The Jupyter documentation is excellent (https://jupyter.org/documentation). For most first-time users it should be enough to take a look at the Markdown syntax (https://www.markdownguide.org/basic-syntax/) before formatting text in a notebook.

3. Did you encounter any challenges or hurdles during the process of writing or sharing a demo of your research using Jupyter notebooks?

To our knowledge, Jupyter notebooks shared on a GitHub repository  cannot be run interactively without downloading them first*. Alternative options such as CloudStor SWAN or Google Colab offer this service and may be worth exploring in the future.

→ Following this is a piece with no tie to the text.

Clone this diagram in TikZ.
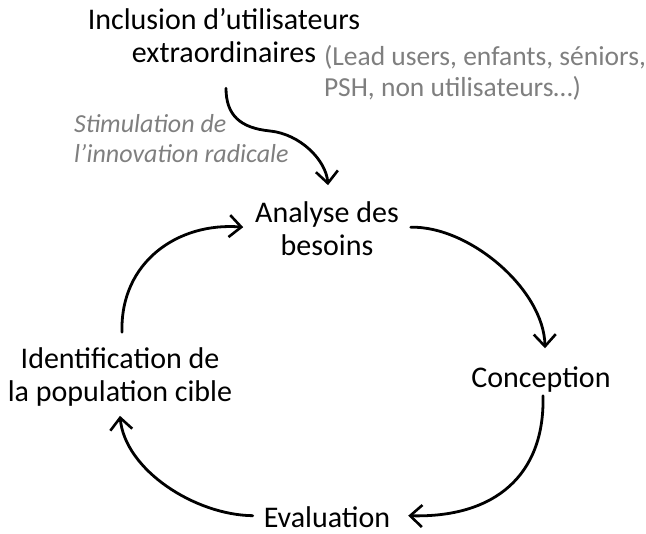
\documentclass[tikz,border=0pt]{standalone}
\usepackage{fontspec}
\setmainfont{Carlito}
\usetikzlibrary{arrows.meta}
\definecolor{notegray}{RGB}{127,127,127}
\tikzset{
  label/.style={inner sep=0pt, outer sep=0pt, anchor=base, align=center, font=\fontsize{30}{33}\selectfont},
  note/.style={inner sep=0pt, outer sep=0pt, anchor=base west, align=left, text=notegray, font=\fontsize{27.5}{31}\selectfont},
  flow/.style={line width=2.8pt, line cap=round, -{Straight Barb[length=12pt,width=22pt,line width=2.6pt]}}
}
\begin{document}
\begin{tikzpicture}[x=1pt,y=-1pt]
\useasboundingbox (0,0) rectangle (646,534);
\node[label] (incl) at (224,63) {Inclusion d’utilisateurs\\extraordinaires};
\node[note] (lead) at (324,97) {(Lead users, enfants, séniors,\\PSH, non utilisateurs…)};
\node[note, font=\fontsize{26}{30}\selectfont\itshape] (stim) at (74,163) {Stimulation de\\l’innovation radicale};
\node[label] (anal) at (327,256) {Analyse des\\besoins};
\node[label] (conc) at (541,388) {Conception};
\node[label] (eval) at (327,528) {Evaluation};
\node[label] (iden) at (120,402) {Identification de\\la population cible};

\draw[flow] ([shift={(2,25)}]incl.south) .. controls (226,115) and (240,128) .. (270,131)
  .. controls (300,134) and (326,160) .. ([shift={(1,-17)}]anal.north);
\draw[flow] ([shift={(2,-16)}]iden.north) .. controls (120,262) and (178,222) .. ([shift={(-12,-2)}]anal.west);
\draw[flow] ([shift={(12,-2)}]anal.east) .. controls (470,226) and (544,290) .. ([shift={(4,-19)}]conc.north);
\draw[flow] ([shift={(2,3)}]conc.south) .. controls (545,475) and (495,518) .. ([shift={(18,-2)}]eval.east);
\draw[flow] ([shift={(-11,-2)}]eval.west) .. controls (195,515) and (125,470) .. ([shift={(0,9)}]iden.south);
\end{tikzpicture}
\end{document}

*Editor’s note: A recent open-source initiative by Project Jupyter called MyBinder now allows Jupyter notebooks hosted on GitHub to be run without the need to download them. All that is needed are some configuration files or a Dockerfile inside the GitHub repository. We forked the authors GitHub repository and added the necessary configuration file, you can now run their demo notebook in your web browser by simply clicking this link.

4. Besides being a useful tool to share your work with others, were there  any other benefits of using Jupyter notebooks?

We found that the process of creating a Jupyter notebook helped us to identify and summarize the key elements of our research that may be of interest to fellow researchers and clinicians.